Speaking about healing and saving lives with such fervor, Hu Xiu wondered: Would he make a good father?
Perhaps Doctor Jin was right—for medical practitioners, the path to happiness isn’t romance, but finding their calling.
"Why do you keep spacing out? Did you hear something from Lao Jin?" He finally couldn’t hold back.
"No. I’ve been studying for the interpreter exam lately—I’m so tired I’m practically floating."
"Take care of yourself. I noticed long ago that you particularly like pushing yourself with all-nighters, even worse than me. Keeping this up long-term could lead to sudden death."
"It’s fine, just some heart palpitations—feeling a bit unsteady."
"See? Exactly." He crossed his arms, pointing at her like he used to when advising on her thesis: "After ten-hour surgeries, I feel the same—that dizzy sensation like standing on a cliff’s edge. Teacher Hu, I sincerely advise you to cherish your life. There’s still so much ahead."
"Don’t jinx it. You’ll definitely need my help in the future anyway."

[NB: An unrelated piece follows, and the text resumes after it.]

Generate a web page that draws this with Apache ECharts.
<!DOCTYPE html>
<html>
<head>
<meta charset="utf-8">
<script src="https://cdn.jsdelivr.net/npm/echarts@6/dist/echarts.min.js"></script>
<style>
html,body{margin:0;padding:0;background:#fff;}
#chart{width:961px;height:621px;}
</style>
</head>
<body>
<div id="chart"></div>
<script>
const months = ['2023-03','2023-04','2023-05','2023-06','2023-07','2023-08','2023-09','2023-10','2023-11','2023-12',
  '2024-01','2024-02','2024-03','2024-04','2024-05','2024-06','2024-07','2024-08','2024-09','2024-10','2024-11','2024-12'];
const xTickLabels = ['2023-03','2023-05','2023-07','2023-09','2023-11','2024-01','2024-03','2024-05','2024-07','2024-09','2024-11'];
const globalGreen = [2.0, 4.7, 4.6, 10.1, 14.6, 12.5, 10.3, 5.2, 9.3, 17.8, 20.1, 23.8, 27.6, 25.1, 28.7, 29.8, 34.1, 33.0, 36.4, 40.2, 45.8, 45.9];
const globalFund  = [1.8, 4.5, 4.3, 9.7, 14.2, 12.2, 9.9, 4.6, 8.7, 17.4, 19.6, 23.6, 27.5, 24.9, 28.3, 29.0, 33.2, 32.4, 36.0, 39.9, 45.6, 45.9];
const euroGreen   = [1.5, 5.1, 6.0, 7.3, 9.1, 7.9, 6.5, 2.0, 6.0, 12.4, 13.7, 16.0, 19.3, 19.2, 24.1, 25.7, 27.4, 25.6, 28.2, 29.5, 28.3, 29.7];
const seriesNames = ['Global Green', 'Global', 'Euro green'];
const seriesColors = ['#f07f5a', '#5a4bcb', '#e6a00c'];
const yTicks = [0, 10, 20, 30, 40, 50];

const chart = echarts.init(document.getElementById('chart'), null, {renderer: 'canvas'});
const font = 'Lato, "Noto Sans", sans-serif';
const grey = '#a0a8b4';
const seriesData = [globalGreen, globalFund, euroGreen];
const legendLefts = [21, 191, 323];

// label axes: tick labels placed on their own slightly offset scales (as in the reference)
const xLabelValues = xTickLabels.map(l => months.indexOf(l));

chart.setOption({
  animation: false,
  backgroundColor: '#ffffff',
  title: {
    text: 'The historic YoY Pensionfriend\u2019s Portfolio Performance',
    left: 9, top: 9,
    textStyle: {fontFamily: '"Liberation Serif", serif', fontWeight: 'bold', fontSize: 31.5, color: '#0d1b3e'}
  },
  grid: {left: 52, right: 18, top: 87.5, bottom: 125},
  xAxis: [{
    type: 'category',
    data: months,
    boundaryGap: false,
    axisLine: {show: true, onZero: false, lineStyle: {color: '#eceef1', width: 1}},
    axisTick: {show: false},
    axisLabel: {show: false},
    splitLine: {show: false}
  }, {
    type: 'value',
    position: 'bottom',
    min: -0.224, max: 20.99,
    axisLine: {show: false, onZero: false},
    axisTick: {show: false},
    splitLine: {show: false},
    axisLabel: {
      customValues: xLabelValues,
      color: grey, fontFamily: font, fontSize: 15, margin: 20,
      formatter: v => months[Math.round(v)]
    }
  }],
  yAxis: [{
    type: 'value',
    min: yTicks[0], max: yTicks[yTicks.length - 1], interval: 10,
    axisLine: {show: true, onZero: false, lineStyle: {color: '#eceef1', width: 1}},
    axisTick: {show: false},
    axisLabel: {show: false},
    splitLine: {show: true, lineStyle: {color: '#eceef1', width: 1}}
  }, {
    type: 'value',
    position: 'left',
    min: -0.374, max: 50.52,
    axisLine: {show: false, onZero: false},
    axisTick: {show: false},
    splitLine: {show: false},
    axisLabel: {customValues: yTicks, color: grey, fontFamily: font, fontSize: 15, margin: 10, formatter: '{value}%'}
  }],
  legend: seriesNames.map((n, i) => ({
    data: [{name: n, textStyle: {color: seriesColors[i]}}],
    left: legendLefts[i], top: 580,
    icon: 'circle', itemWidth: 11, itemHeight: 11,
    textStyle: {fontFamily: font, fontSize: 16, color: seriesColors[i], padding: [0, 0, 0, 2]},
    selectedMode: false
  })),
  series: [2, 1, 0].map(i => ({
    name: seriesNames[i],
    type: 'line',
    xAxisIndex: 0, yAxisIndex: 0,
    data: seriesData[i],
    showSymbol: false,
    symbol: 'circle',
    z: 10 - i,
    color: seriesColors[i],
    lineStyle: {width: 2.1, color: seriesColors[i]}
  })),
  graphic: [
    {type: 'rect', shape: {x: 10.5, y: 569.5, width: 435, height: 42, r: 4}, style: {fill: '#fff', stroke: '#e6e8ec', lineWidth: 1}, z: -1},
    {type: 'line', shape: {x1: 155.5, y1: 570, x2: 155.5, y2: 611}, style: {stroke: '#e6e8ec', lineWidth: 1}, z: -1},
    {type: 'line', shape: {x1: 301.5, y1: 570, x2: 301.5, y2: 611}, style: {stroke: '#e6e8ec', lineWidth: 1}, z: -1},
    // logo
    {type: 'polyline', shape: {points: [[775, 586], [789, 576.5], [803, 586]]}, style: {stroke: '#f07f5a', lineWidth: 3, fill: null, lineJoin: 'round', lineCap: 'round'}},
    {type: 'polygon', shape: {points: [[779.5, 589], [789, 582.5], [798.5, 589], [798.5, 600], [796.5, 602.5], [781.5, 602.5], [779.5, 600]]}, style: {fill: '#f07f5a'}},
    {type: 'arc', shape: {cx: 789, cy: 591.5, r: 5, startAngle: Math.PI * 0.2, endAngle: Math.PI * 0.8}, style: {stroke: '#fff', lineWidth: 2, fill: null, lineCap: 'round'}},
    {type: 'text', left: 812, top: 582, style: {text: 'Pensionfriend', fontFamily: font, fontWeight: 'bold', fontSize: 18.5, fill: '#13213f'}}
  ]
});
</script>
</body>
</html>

"You must come this Saturday for the first session."
"No problem. I’ll head off now." She thought: I’ll have to cancel a Shanghai Jiao Tong University conference—eight thousand yuan gone. But if I can help others, it’s my duty.
Stealing a glance back, she saw Pei Zhen still standing there watching her. Turning around, she walked backward, bidding him farewell like friends joking around.Pei Zhen was amused into laughter, waving back along with her. That gaze seemed to hold gentle hands that once clasped her cold fingers, lifting them for a kiss; perhaps there were lips tentatively seeking closeness, just like the figure that leaned out of the rolled-down car window years ago; or maybe a desire to stand beside her again at REGARD, unwrapping gifts together, picking up his own present with wild joy; or perhaps that Marriage Certificate still held weight in his heart, and he longed to relive the happiness of signing it together.
She had never before deciphered so much yearning from a single glance—even if it was just her imagination, it didn’t matter.
After all, those eyes had once stirred ripples in her heart, making her wish for a temporary harbor in moments of weariness.
She stepped back to bid him farewell, while he remained rooted in place until she stepped onto the escalator, gradually carried out of view.
Her phone rang—it was her mother. Hu Xiu rarely received calls from her: “Hello?”
“Dingding, Mom’s in Nanjing. If there’s a chance, could I meet you in Shanghai?”
“Of course. Are you back for something?”
“To divorce your father. I’m getting married again.”
“You weren’t divorced…?”
“No. He refused to let me marry someone else. This trip will probably involve a few days of arguing with him, but don’t worry about it. Just wait for me to come to Shanghai—I’ve brought lots of gifts for you. Surprised?”
More than surprised. Hu Xiu watched blankly as the subway doors opened and closed, missing her stop. This was nothing short of a nightmare.